In any event, the new facts would not have changed the prior determination. On the prior motion, the plaintiff presented evidence that there was a key in the ignition at the time of the accident, but this Court concluded that the plaintiff had nevertheless failed to raise a triable issue of fact as to whether the defendant violated Vehicle and Traffic Law § 1210(a), which prohibits a driver from leaving a vehicle unattended without removing the key. Further evidence in the form of a photograph would not have changed that determination.

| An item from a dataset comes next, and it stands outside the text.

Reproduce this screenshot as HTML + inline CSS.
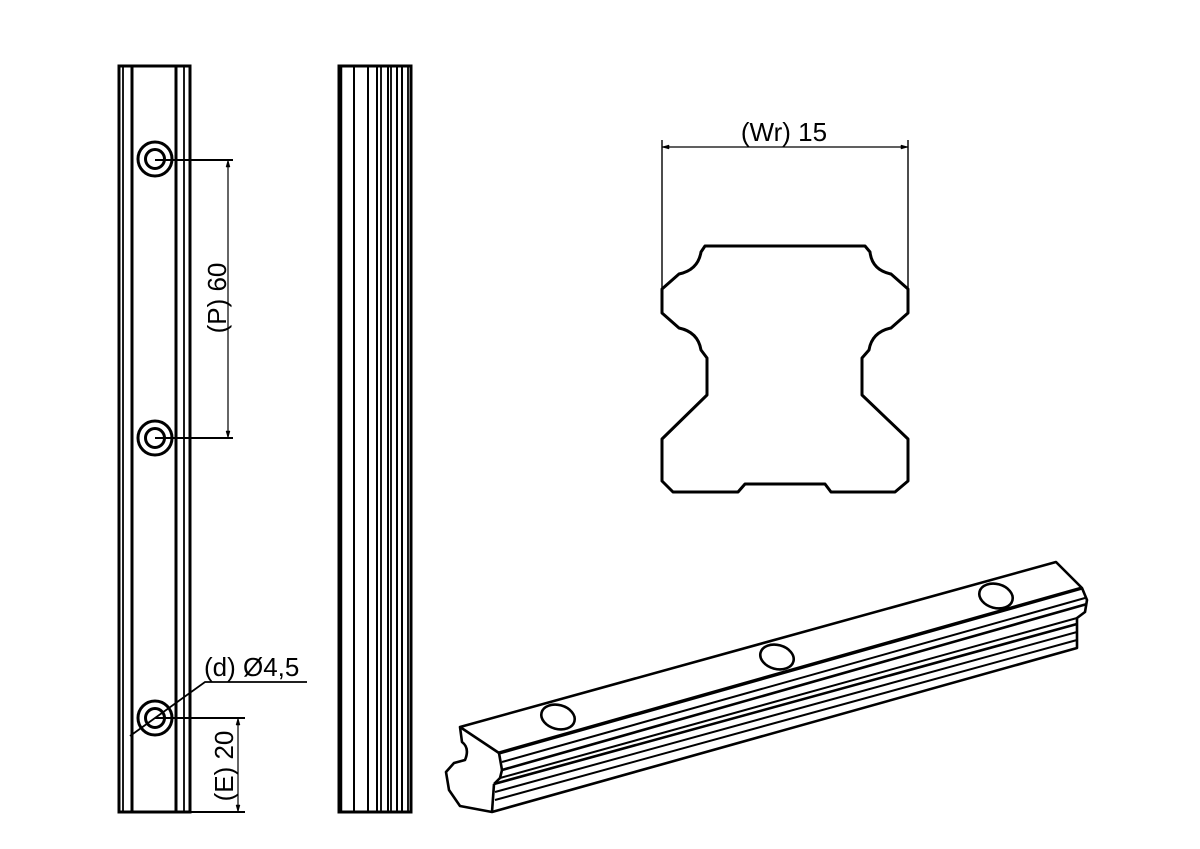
<!DOCTYPE html>
<html><head><meta charset="utf-8"><style>
html,body{margin:0;padding:0;background:#fff;}
svg{display:block;}
text{font-family:"Liberation Sans",Arial,sans-serif;fill:#000;}
</style></head><body>
<svg width="1200" height="849" viewBox="0 0 1200 849" xmlns="http://www.w3.org/2000/svg">
<g stroke="#000" fill="none">
<rect x="119" y="66" width="71" height="746" stroke-width="3"/>
<line x1="123" y1="66" x2="123" y2="812" stroke-width="1.8"/>
<line x1="132" y1="66" x2="132" y2="812" stroke-width="3"/>
<line x1="176" y1="66" x2="176" y2="812" stroke-width="3"/>
<line x1="184" y1="66" x2="184" y2="812" stroke-width="1.8"/>
<g stroke-width="3" fill="#fff">
<circle cx="155" cy="159" r="17"/><circle cx="155" cy="159" r="9.5"/>
<circle cx="155" cy="438" r="17"/><circle cx="155" cy="438" r="9.5"/>
<circle cx="155" cy="718" r="17"/><circle cx="155" cy="718" r="9.5"/>
</g>
<line x1="155" y1="160" x2="233" y2="160" stroke-width="2"/>
<line x1="155" y1="438" x2="233" y2="438" stroke-width="2"/>
<line x1="228" y1="160" x2="228" y2="438" stroke-width="1.2"/>
<path d="M228 160 l-2 7 h4z M228 438 l-2 -7 h4z" fill="#000" stroke-width="0.5"/>
<line x1="155" y1="718" x2="245" y2="718" stroke-width="2"/>
<line x1="190" y1="812" x2="245" y2="812" stroke-width="2"/>
<line x1="238" y1="718" x2="238" y2="812" stroke-width="1.2"/>
<path d="M238 718 l-2 7 h4z M238 812 l-2 -7 h4z" fill="#000" stroke-width="0.5"/>
<polyline points="130,736 205,682 307,682" stroke-width="1.8"/>
<rect x="339" y="66" width="72" height="746" stroke-width="3"/>
<line x1="341" y1="66" x2="341" y2="812" stroke-width="2.5"/>
<line x1="354" y1="66" x2="354" y2="812" stroke-width="2"/>
<line x1="368" y1="66" x2="368" y2="812" stroke-width="2"/>
<line x1="377" y1="66" x2="377" y2="812" stroke-width="2"/>
<line x1="381" y1="66" x2="381" y2="812" stroke-width="1.8"/>
<line x1="388" y1="66" x2="388" y2="812" stroke-width="2"/>
<line x1="391" y1="66" x2="391" y2="812" stroke-width="1.8"/>
<line x1="397" y1="66" x2="397" y2="812" stroke-width="2"/>
<line x1="402" y1="66" x2="402" y2="812" stroke-width="2"/>
<line x1="408" y1="66" x2="408" y2="812" stroke-width="1.8"/>
<line x1="662" y1="140" x2="662" y2="289" stroke-width="1.4"/>
<line x1="908" y1="140" x2="908" y2="289" stroke-width="1.4"/>
<line x1="662" y1="147" x2="908" y2="147" stroke-width="1.2"/>
<path d="M662 147 l7 -2 v4z M908 147 l-7 -2 v4z" fill="#000" stroke-width="0.5"/>
<path stroke-width="3" stroke-linejoin="round" d="M705 246 L865 246 L870 252 Q872 270 891 274 L908 289 L908 313 L891 328 Q872 332 869 350 L862 358 L862 395 L908 439 L908 481 L895 492 L831 492 L825 484 L745 484 L738 492 L673 492 L662 481 L662 439 L707 395 L707 358 L701 350 Q698 332 679 328 L662 313 L662 289 L679 274 Q698 270 701 252 Z"/>
<g stroke-width="2.6" stroke-linejoin="round">
<path d="M460 727 L1056 562 L1082 588 L1087 600 L1085 612 L1077 618 L1077 648 L492 812 L460 806 L449 790 L446 772 L454 763 L465 760 Q470 748 462 742 Z" fill="#fff"/>
<line x1="460" y1="727" x2="499" y2="753"/>
<line x1="499" y1="753" x2="1082" y2="588" stroke-width="3.5"/>
<line x1="499" y1="753" x2="502" y2="770"/>
<line x1="502" y1="762" x2="1085" y2="598" stroke-width="2"/>
<line x1="502" y1="770" x2="1087" y2="604"/>
<line x1="502" y1="770" x2="500" y2="778"/>
<line x1="500" y1="778" x2="1077" y2="618" stroke-width="2"/>
<line x1="500" y1="778" x2="494" y2="784"/>
<line x1="494" y1="784" x2="1077" y2="624"/>
<line x1="494" y1="784" x2="492" y2="812"/>
<line x1="495" y1="792" x2="1077" y2="632" stroke-width="2"/>
<line x1="495" y1="800" x2="1077" y2="640" stroke-width="2"/>
</g>
<g stroke-width="2.6" fill="#fff">
<ellipse cx="558" cy="717" rx="17" ry="12" transform="rotate(15 558 717)"/>
<ellipse cx="777" cy="657" rx="17" ry="12" transform="rotate(15 777 657)"/>
<ellipse cx="996" cy="596" rx="17" ry="12" transform="rotate(15 996 596)"/>
</g>
</g>
<text x="0" y="0" font-size="26" text-anchor="middle" transform="translate(226 298) rotate(-90)">(P) 60</text>
<text x="0" y="0" font-size="26" text-anchor="middle" transform="translate(233 766) rotate(-90)">(E) 20</text>
<text x="204" y="676" font-size="26">(d) Ø4,5</text>
<text x="784" y="141" font-size="26" text-anchor="middle">(Wr) 15</text>
</svg>
</body></html>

Moreover, there was no evidence as to when the photograph was taken, and, indeed, there was evidence that it may have been taken after the defendant was asked by his insurance company to provide keys to the vehicle. Finally, to the extent that the photograph may have been taken after the key was provided by the defendant, the affidavit concluding, based upon the photograph, that the key depicted therein was the original key was irrelevant, and, to the extent that the photograph may have been taken before the key was provided by the defendant, the affidavit consisted of mere speculation and conjecture insufficient to raise a triable issue of fact (see generally Latuso v. Maresca, 150 A.D.3d 712, 713, 53 N.Y.S.3d 669).

 

*2 Accordingly, the Supreme Court properly denied the plaintiff’s motion for leave to renew its opposition to the defendant’s summary judgment motion.

 

BALKIN, J.P., AUSTIN, SGROI and BRATHWAITE NELSON, JJ., concur.